Top Winemaker Julio Gallo Dies In Jeep Crash Off Hilltop

Wine baron Julio Gallo, who along with his brother Ernest founded what is now the largest winery in the world, was killed yesterday when his Jeep plunged off a remote, hilltop road on his son's ranch in San Joaquin County, Calif. He was 82.

Julio Gallo - whose personal fortune was thought to exceed $265 million, according to Forbes Magazine - was the winemaker half of a lucrative sibling partnership. The brothers parlayed a small family business into a company that sells one of every four bottles of wine in the United States.

"They revolutionized the American wine business," said food and wine critic Colman Andrews. "They brought a level of sophistication - which may sound like a strange word to use for them - to the production and marketing of mass-market wines."

Gallo's wife, Aileen, 80, and his granddaughter, Gina Gallo, 26, also were injured.

Larry Fragoso, of the Tracy Rural Fire Department, said Gallo was driving a new Jeep Wrangler along a narrow one-lane road when the accident occurred.

"I guess he just lost control of the vehicle, or it slipped," said Fragoso, who reported the Jeep rolled down a 35-foot embankment and landed upright in shallow water.

Riding with Gallo, along with Aileen and Gina Gallo, was a second granddaughter, Amie Gallo, who was not injured.
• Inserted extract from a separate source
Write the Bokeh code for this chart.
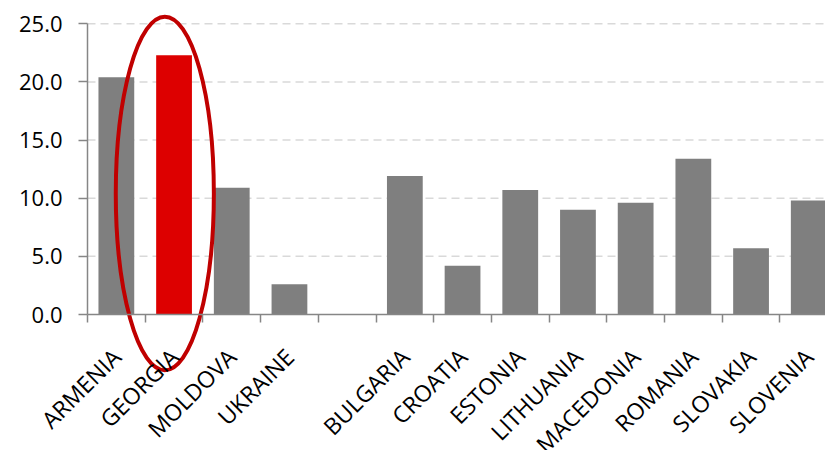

Fragoso said Amie Gallo hiked 3 miles to a ranch house to call for help.

Ellen Hawkes, author of a new book, "Blood and Wine," about the Gallo dynasty and the two reclusive brothers, said Ernest Gallo headed marketing and sales for the company, whose annual global sales hit an estimated $849 million, and Julio Gallo headed up winemaking and production, and grower relations.
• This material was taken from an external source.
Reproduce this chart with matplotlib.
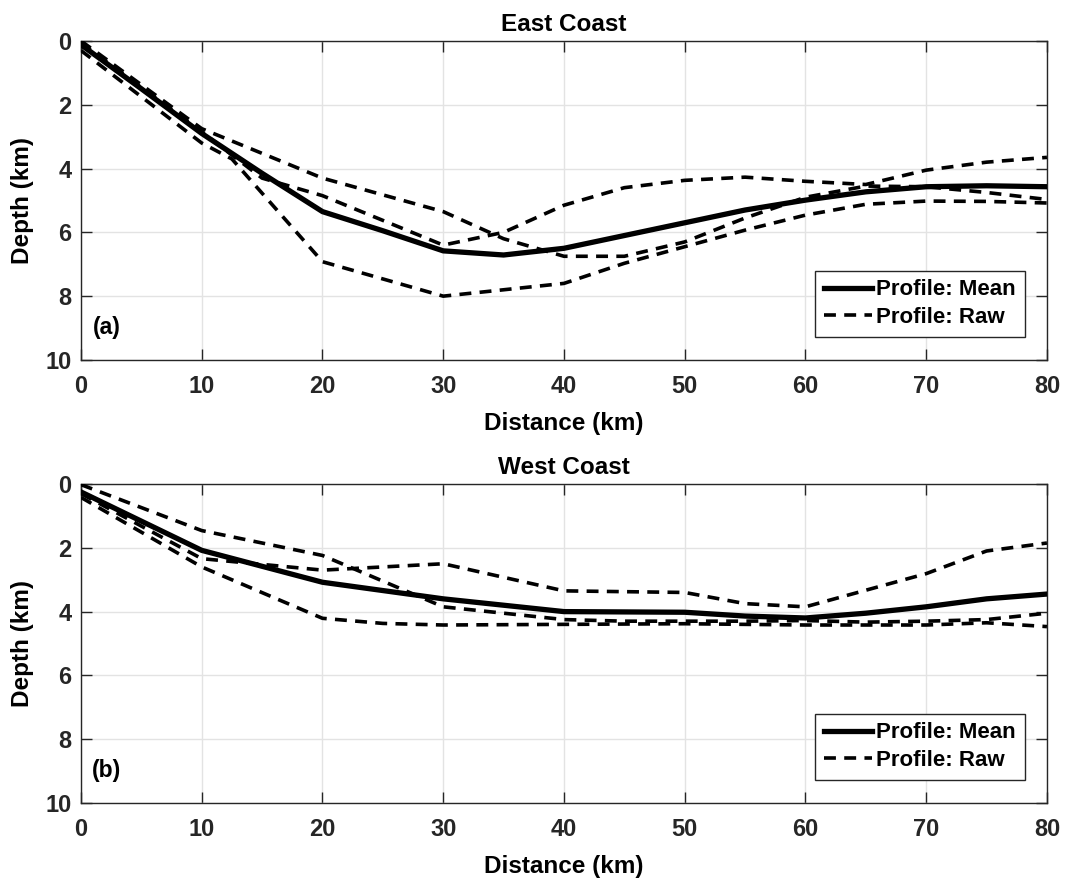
import matplotlib
matplotlib.use("Agg")
import matplotlib.pyplot as plt

plt.rcParams['font.family'] = ['Liberation Sans', 'DejaVu Sans']
plt.rcParams['font.weight'] = 'bold'

# ---------------- East Coast ----------------
east_mean_x = [0, 5, 10, 15, 20, 25, 30, 35, 40, 45, 50, 55, 60, 65, 70, 75, 80]
east_mean_y = [0.12, 1.5, 2.9, 4.15, 5.35, 5.95, 6.58, 6.71, 6.5, 6.1, 5.7, 5.3, 4.99, 4.73, 4.57, 4.54, 4.57]

east_raw1_x = [0, 10, 20, 30, 35, 40, 45, 50, 55, 60, 65, 70, 75, 80]
east_raw1_y = [0.0, 2.75, 4.3, 5.35, 6.2, 6.75, 6.75, 6.3, 5.55, 4.9, 4.55, 4.57, 4.75, 4.97]

east_raw2_x = [0, 10, 15, 20, 30, 35, 40, 45, 50, 55, 60, 65, 70, 75, 80]
east_raw2_y = [0.05, 2.85, 4.3, 4.85, 6.4, 6.0, 5.15, 4.6, 4.37, 4.27, 4.4, 4.5, 4.05, 3.8, 3.65]

east_raw3_x = [0, 10, 12.5, 20, 30, 35, 40, 45, 50, 55, 60, 65, 70, 75, 80]
east_raw3_y = [0.3, 3.2, 3.7, 6.92, 8.0, 7.8, 7.6, 6.97, 6.45, 5.93, 5.46, 5.12, 5.02, 5.03, 5.08]

# ---------------- West Coast ----------------
west_mean_x = [0, 10, 20, 30, 40, 50, 55, 60, 65, 70, 75, 80]
west_mean_y = [0.25, 2.08, 3.08, 3.6, 4.0, 4.02, 4.14, 4.2, 4.05, 3.85, 3.6, 3.45]

west_raw1_x = [0, 10, 20, 30, 40, 45, 50, 55, 60, 65, 70, 75, 80]
west_raw1_y = [0.02, 1.46, 2.24, 3.85, 4.25, 4.3, 4.3, 4.3, 4.28, 4.33, 4.3, 4.25, 4.05]

west_raw2_x = [0, 10, 20, 30, 40, 50, 55, 60, 70, 75, 80]
west_raw2_y = [0.3, 2.34, 2.7, 2.5, 3.35, 3.4, 3.75, 3.85, 2.81, 2.1, 1.85]

west_raw3_x = [0, 10, 20, 25, 30, 40, 50, 60, 70, 75, 80]
west_raw3_y = [0.42, 2.6, 4.21, 4.37, 4.42, 4.4, 4.38, 4.42, 4.42, 4.35, 4.47]

titles = ['East Coast', 'West Coast']
panel_tags = ['(a)', '(b)']
x_ticks = [0, 10, 20, 30, 40, 50, 60, 70, 80]
y_ticks = [0, 2, 4, 6, 8, 10]

fig = plt.figure(figsize=(10.67, 8.84), dpi=100)
ax_top = fig.add_axes([0.0759, 0.5928, 0.9053, 0.3609])
ax_bot = fig.add_axes([0.0759, 0.0916, 0.9053, 0.3609])

dash = (3.3, 2.3)
spine_col = '#262626'

datasets = [
    (east_mean_x, east_mean_y, [(east_raw1_x, east_raw1_y), (east_raw2_x, east_raw2_y), (east_raw3_x, east_raw3_y)]),
    (west_mean_x, west_mean_y, [(west_raw1_x, west_raw1_y), (west_raw2_x, west_raw2_y), (west_raw3_x, west_raw3_y)]),
]

for ax, (mx, my, raws), title, tag in zip([ax_top, ax_bot], datasets, titles, panel_tags):
    first = True
    for rx, ry in raws:
        ax.plot(rx, ry, color='black', lw=2.6, linestyle=(0, dash),
                label='Profile: Raw' if first else None, zorder=3)
        first = False
    ax.plot(mx, my, color='black', lw=3.8, label='Profile: Mean', zorder=4)

    ax.set_xlim(0, 80)
    ax.set_ylim(10, 0)
    ax.set_xticks(x_ticks)
    ax.set_yticks(y_ticks)
    ax.grid(True, color='#e3e3e3', lw=1.0, zorder=0)
    ax.set_axisbelow(True)
    ax.tick_params(direction='in', length=8, width=1.0, top=True, right=True,
                   labelsize=17, colors=spine_col)
    ax.tick_params(axis='x', pad=11)
    ax.tick_params(axis='y', pad=7)
    for lab in ax.get_xticklabels() + ax.get_yticklabels():
        lab.set_fontweight('bold')
    for s in ax.spines.values():
        s.set_color(spine_col)
        s.set_linewidth(1.0)
    ax.set_xlabel('Distance (km)', fontsize=17.5, fontweight='bold', labelpad=10)
    ax.set_ylabel('Depth (km)', fontsize=17.5, fontweight='bold', labelpad=8)
    ax.set_title(title, fontsize=17.5, fontweight='bold', pad=7)
    ax.text(2.15, 8.97, tag, fontsize=16.5, fontweight='bold', ha='center', va='center')

    handles, labels = ax.get_legend_handles_labels()
    order = [labels.index('Profile: Mean'), labels.index('Profile: Raw')]
    leg = ax.legend([handles[i] for i in order], [labels[i] for i in order],
                    loc='lower right', bbox_to_anchor=(0.9772, 0.072),
                    fontsize=16, frameon=True, fancybox=False, framealpha=1,
                    edgecolor='#262626', handlelength=2.15, handletextpad=0.2,
                    borderpad=0.4, labelspacing=0.3, borderaxespad=0)
    leg.get_frame().set_linewidth(1.0)
    for t in leg.get_texts():
        t.set_fontweight('bold')

fig.savefig('out.png', dpi=100)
Julio "always wanted," she said, "to focus more attention on making fine wines and upgrading the image. I think he was also much more interested in developing fine wines and blends that would be more attractive."

He had been spending more time in the Sonoma County vineyards growing the varietal grapes. "It had become his real passion, and he and Robert (his son) were concentrating on those vineyards," said Hawkes.

But it was different decades ago, among wine-resistant Americans. The Gallos made their mark, according to Impact, a trade letter published in New York, by recognizing "early on that the majority of Americans were unfamiliar with wine and didn't much care about corks or barrel aging. In fact, they reasoned, those factors were intimidating to neophyte wine drinkers."

The company remained one of the largest privately held consumer-product concerns in the nation, as the Gallos kept a firm hand on every aspect of production, shipping and distribution, and spent millions every year on promoting their products.

The company was always close-mouthed about its operations and the Gallos themselves.